Mr Speller also estimates that the accelerated timeframe and standardised design details resulted in a time saving of at least 25 per cent.
This resulted in a steady workflow for Speller Metcalfe as the electricity distributor came to trust them to deliver the work. “We can transfer what we’ve learned here to other projects,” Mr Speller says.
He hopes this will also help the firm win more work in the future. “Our success here means that we can sell our sustainability expertise in prequalifications, helping us to win more work of this nature,” he says.
The firm’s dedicated Ecobuild division shows the importance that it places on sustainable building practices. Mr Speller works with a range of projects in a variety of sectors to ensure that they meet exacting environmental standards.
He thinks that more could be done, though, and that the government has to take the lead.
“Sustainability is very much worth pursuing as it lowers costs in the long run,” he says. “It needs to be driven by legislation. It won’t increase until there are regulations demanding higher minimum standards. If we see this, then things will begin to change faster.”
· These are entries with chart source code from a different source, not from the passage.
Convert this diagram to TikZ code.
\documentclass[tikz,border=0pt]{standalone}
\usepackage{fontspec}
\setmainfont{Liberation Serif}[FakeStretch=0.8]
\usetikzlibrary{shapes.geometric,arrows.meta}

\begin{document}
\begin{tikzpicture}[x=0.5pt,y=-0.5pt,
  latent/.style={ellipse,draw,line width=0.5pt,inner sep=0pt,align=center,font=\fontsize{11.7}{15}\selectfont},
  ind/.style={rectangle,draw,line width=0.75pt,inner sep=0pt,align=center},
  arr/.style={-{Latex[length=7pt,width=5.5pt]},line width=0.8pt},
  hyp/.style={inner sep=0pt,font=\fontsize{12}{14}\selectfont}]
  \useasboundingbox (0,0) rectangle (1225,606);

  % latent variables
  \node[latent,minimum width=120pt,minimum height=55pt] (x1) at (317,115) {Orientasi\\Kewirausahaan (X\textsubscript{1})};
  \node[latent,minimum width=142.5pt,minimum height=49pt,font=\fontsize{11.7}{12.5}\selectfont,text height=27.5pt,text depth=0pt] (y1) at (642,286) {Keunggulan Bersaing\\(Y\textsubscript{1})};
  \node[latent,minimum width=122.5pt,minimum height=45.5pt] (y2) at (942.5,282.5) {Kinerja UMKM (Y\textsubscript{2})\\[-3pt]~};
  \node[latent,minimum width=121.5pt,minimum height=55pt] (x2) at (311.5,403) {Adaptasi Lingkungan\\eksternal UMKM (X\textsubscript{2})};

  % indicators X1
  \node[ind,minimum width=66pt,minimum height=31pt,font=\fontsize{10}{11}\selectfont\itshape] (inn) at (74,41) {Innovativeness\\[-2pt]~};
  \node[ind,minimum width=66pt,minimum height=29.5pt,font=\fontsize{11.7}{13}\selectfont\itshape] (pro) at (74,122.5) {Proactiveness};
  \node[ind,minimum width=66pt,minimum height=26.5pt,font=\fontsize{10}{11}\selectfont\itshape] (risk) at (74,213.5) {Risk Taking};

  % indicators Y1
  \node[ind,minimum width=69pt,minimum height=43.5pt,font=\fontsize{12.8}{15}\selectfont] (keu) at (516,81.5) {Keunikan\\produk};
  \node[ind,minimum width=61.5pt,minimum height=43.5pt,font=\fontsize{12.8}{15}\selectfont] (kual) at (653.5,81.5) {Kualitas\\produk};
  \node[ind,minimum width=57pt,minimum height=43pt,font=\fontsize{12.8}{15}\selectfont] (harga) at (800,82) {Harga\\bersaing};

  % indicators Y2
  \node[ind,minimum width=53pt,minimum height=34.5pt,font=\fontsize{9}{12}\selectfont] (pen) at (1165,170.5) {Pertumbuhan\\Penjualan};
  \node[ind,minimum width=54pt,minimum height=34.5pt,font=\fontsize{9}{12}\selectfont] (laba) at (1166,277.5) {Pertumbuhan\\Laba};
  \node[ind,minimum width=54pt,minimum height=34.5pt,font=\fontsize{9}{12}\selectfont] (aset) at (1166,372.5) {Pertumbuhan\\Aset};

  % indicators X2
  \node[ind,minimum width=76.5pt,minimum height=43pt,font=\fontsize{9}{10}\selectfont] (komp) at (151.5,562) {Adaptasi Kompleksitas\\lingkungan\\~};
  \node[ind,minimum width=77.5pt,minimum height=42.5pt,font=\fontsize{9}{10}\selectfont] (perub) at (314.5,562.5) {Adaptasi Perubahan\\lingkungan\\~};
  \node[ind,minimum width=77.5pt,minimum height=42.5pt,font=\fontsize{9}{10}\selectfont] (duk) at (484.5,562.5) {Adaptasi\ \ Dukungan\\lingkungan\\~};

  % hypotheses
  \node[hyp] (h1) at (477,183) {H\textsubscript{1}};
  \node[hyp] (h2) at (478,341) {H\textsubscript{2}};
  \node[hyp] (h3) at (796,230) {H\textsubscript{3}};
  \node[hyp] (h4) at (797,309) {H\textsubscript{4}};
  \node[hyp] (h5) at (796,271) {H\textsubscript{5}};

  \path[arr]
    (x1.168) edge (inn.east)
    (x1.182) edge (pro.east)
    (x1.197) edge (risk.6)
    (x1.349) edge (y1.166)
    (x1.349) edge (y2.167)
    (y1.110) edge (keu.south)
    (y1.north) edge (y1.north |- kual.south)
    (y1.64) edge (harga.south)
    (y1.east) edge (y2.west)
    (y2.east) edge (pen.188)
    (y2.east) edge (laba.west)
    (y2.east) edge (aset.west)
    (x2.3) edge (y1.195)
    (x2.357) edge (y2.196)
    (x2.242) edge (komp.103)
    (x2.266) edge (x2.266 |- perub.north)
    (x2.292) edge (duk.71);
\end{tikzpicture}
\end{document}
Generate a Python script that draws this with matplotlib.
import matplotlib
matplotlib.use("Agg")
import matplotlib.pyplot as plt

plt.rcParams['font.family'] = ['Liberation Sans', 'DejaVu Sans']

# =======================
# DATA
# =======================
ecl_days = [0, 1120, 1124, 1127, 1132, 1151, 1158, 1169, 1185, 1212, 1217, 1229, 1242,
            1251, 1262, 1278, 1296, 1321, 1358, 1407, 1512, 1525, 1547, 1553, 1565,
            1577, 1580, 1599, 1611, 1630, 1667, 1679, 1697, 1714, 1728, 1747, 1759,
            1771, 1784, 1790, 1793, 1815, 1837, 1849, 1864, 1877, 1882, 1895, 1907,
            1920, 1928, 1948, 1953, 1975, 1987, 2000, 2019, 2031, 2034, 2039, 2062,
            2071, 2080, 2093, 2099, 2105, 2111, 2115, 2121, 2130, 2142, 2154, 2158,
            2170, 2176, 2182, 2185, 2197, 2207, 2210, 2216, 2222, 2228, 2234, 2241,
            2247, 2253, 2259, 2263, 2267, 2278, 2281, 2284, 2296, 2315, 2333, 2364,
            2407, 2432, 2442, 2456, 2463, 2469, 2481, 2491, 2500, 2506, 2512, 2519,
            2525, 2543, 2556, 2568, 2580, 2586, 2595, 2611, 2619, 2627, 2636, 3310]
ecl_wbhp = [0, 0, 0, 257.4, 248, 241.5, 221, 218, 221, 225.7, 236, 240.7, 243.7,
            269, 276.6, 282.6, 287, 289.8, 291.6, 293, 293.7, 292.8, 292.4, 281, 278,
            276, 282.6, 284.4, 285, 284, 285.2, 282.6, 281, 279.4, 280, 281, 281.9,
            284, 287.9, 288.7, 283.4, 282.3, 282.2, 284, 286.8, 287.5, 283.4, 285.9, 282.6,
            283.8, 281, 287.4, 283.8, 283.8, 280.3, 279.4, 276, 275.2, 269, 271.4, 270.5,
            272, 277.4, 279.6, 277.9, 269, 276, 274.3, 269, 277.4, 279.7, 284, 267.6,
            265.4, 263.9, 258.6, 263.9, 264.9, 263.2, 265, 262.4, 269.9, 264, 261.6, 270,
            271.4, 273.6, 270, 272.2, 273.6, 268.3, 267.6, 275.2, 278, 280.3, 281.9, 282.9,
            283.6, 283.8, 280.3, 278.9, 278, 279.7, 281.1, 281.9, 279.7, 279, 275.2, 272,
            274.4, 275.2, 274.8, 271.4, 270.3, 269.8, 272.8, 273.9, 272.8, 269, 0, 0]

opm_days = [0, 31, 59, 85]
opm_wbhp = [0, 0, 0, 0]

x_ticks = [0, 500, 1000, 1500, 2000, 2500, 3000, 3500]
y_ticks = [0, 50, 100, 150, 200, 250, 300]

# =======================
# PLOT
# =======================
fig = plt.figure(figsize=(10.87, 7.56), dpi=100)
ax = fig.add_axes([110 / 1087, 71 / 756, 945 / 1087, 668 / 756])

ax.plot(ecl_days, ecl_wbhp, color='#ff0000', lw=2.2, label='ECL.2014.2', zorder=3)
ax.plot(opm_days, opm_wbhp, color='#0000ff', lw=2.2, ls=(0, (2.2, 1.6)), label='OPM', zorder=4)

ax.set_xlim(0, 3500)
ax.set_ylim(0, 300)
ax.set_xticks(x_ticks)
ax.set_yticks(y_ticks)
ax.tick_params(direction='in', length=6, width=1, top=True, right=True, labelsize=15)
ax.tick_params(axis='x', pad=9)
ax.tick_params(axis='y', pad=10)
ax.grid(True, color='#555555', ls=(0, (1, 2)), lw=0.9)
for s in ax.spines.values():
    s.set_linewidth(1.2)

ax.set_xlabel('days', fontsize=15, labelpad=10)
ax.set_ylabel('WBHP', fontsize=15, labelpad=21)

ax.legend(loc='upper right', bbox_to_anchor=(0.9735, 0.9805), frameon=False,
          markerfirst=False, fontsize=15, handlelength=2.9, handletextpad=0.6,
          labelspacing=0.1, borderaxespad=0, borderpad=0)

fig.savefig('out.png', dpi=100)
Case study: New build and refurbishment
Location Barnstaple, Devon
Duration 27 weeks
Timescale December 2012 – June 2013
This is the seventh contract that Speller Metcalfe has undertaken for Western Power Distribution. The works are taking place on a live site, with works being phased accordingly to allow WPD staff to work as normal.
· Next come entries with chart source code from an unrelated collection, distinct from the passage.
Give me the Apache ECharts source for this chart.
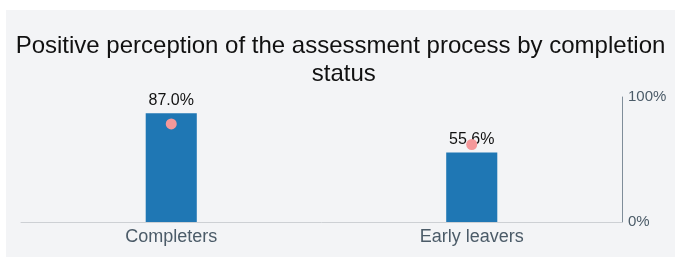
<!DOCTYPE html>
<html>
<head>
<meta charset="utf-8">
<script src="https://cdn.jsdelivr.net/npm/echarts@6/dist/echarts.min.js"></script>
<style>
  html, body { margin: 0; padding: 0; background: #ffffff; }
  #chart { position: absolute; left: 6px; top: 10px; width: 669px; height: 247px; background: #f3f4f6; }
</style>
</head>
<body>
<div id="chart"></div>
<script>
const categories = ["Completers", "Early leavers"];
const positiveShare = [87.0, 55.6];
const markerValues = [78.5, 62.0];
const yTicks = [0, 100];

const chart = echarts.init(document.getElementById("chart"));
chart.setOption({
  animation: false,
  backgroundColor: "#f3f4f6",
  textStyle: { fontFamily: "Liberation Sans, Arial, sans-serif" },
  title: {
    text: "Positive perception of the assessment process by completion status",
    left: "center",
    top: 17,
    textStyle: {
      fontSize: 24,
      fontWeight: "normal",
      color: "#111111",
      width: 655,
      overflow: "break",
      lineHeight: 28,
      align: "center"
    }
  },
  grid: { left: 15, right: 53, top: 87, bottom: 35 },
  xAxis: {
    type: "category",
    data: categories,
    axisLine: { lineStyle: { color: "#cdd0d4", width: 1 } },
    axisTick: { show: false },
    axisLabel: { color: "#4b5b68", fontSize: 18, margin: 6 }
  },
  yAxis: {
    type: "value",
    position: "right",
    min: yTicks[0],
    max: yTicks[1],
    interval: yTicks[1] - yTicks[0],
    splitLine: { show: false },
    axisLine: { show: true, lineStyle: { color: "#7f8d99", width: 1 } },
    axisTick: { show: false },
    axisLabel: { color: "#4b5b68", fontSize: 15, margin: 6, formatter: "{value}%" }
  },
  series: [
    {
      type: "bar",
      data: positiveShare,
      barWidth: "17%",
      itemStyle: { color: "#1f77b4" },
      label: {
        show: true,
        position: "top",
        color: "#111111",
        fontSize: 16,
        distance: 5,
        formatter: (p) => p.value.toFixed(1) + "%"
      }
    },
    {
      type: "scatter",
      data: markerValues,
      symbolSize: 11,
      itemStyle: { color: "#f4989a", opacity: 1 },
      z: 5
    }
  ]
});
</script>
</body>
</html>
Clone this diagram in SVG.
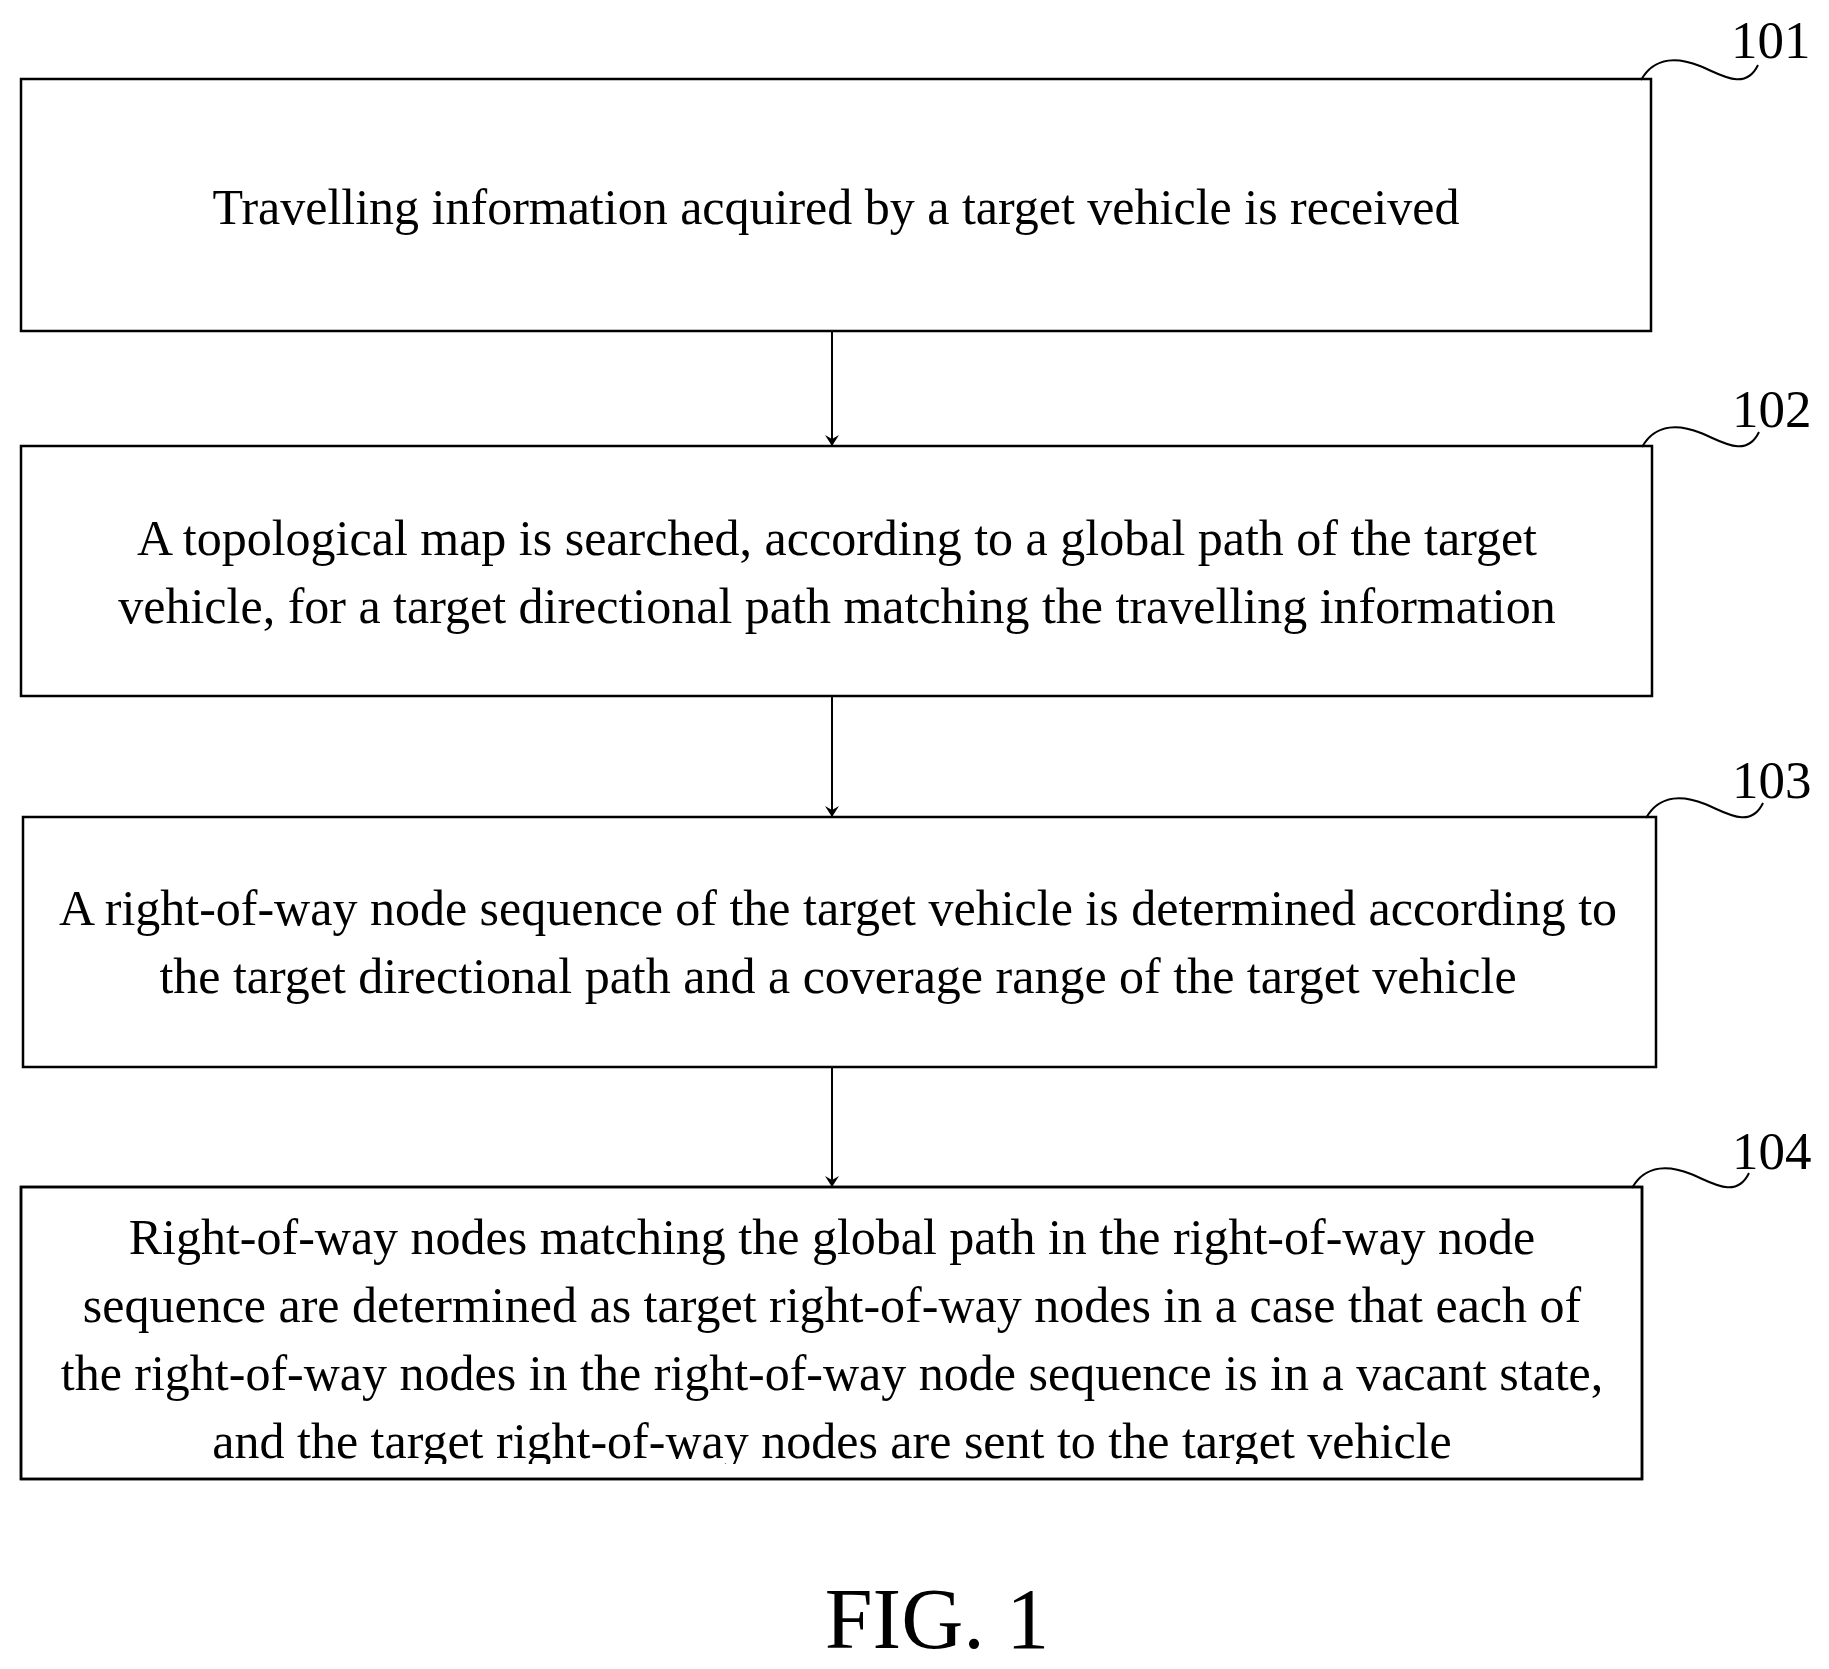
<svg xmlns="http://www.w3.org/2000/svg" width="1829" height="1669" viewBox="0 0 1829 1669">
<style>
.box{fill:#fff;stroke:#000;stroke-width:2.5}
.t{font-family:"Liberation Serif",serif;font-size:50px;text-anchor:middle;fill:#000}
.lb{font-family:"Liberation Serif",serif;font-size:53px;fill:#000}
.sq{fill:none;stroke:#000;stroke-width:2}
.c{stroke:#000;stroke-width:2;fill:none}
</style>
<defs><marker id="ah" markerWidth="12" markerHeight="14" refX="10" refY="7" orient="auto" markerUnits="userSpaceOnUse"><path d="M0,0 L11,7 L0,14 L4,7 Z" fill="#000"/></marker></defs>
<rect width="1829" height="1669" fill="#fff"/>
<g id="n101"><rect class="box" x="21" y="79" width="1630" height="252"/>
<text class="t" x="836" y="224">Travelling information acquired by a target vehicle is received</text>
<path class="sq" d="M1641,80 C1655,55 1680,58 1700,66 C1720,74 1745,92 1758,65"/><text class="lb" x="1731" y="58">101</text></g>
<g id="n102"><rect class="box" x="21" y="446" width="1631" height="250"/>
<text class="t" x="837" y="555">A topological map is searched, according to a global path of the target</text>
<text class="t" x="837" y="623">vehicle, for a target directional path matching the travelling information</text>
<path class="sq" d="M1642,447 C1656,422 1681,425 1701,433 C1721,441 1746,459 1759,432"/><text class="lb" x="1732" y="427">102</text></g>
<g id="n103"><rect class="box" x="23" y="817" width="1633" height="250"/>
<text class="t" x="838" y="925">A right-of-way node sequence of the target vehicle is determined according to</text>
<text class="t" x="838" y="993">the target directional path and a coverage range of the target vehicle</text>
<path class="sq" d="M1646,818 C1660,793 1685,796 1705,804 C1725,812 1750,830 1763,803"/><text class="lb" x="1732" y="798">103</text></g>
<g id="n104"><clipPath id="cp"><rect x="21" y="1187" width="1621" height="277"/></clipPath>
<rect class="box" x="21" y="1187" width="1621" height="292"/>
<g clip-path="url(#cp)">
<text class="t" x="832" y="1254">Right-of-way nodes matching the global path in the right-of-way node</text>
<text class="t" x="832" y="1322">sequence are determined as target right-of-way nodes in a case that each of</text>
<text class="t" x="832" y="1390">the right-of-way nodes in the right-of-way node sequence is in a vacant state,</text>
<text class="t" x="832" y="1458">and the target right-of-way nodes are sent to the target vehicle</text></g>
<rect x="21" y="1187" width="1621" height="292" fill="none" stroke="#000" stroke-width="2.5"/>
<path class="sq" d="M1632,1188 C1646,1163 1671,1166 1691,1174 C1711,1182 1736,1200 1749,1173"/><text class="lb" x="1732" y="1169">104</text></g>
<g id="connectors">
<line class="c" x1="832" y1="331" x2="832" y2="445" marker-end="url(#ah)"/>
<line class="c" x1="832" y1="696" x2="832" y2="816" marker-end="url(#ah)"/>
<line class="c" x1="832" y1="1067" x2="832" y2="1186" marker-end="url(#ah)"/>
</g>
<text x="937" y="1648" font-family="Liberation Serif,serif" font-size="86" text-anchor="middle">FIG. 1</text>
</svg>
Phase 1 will see the construction of a new build garage. The steel-framed structure will provide storage and vehicle repair services to the North Devon depot, WPD’s largest in the area.
Phase 2a sees the refurbishment of the existing store, while phases 2b, 3 and 4 include office refurbishments and fit-outs. These will be completed in rolling phases to allow workers to be moved into temporary accommodation as and when required. Speller Metcalfe is working closely with WPD to allow the client continual access to the site throughout.
The entire project is being fast-tracked and completed to BREEAM Excellent standard. A fabric-first approach is being used alongside BIM on the new build to ensure maximum sustainability is achieved.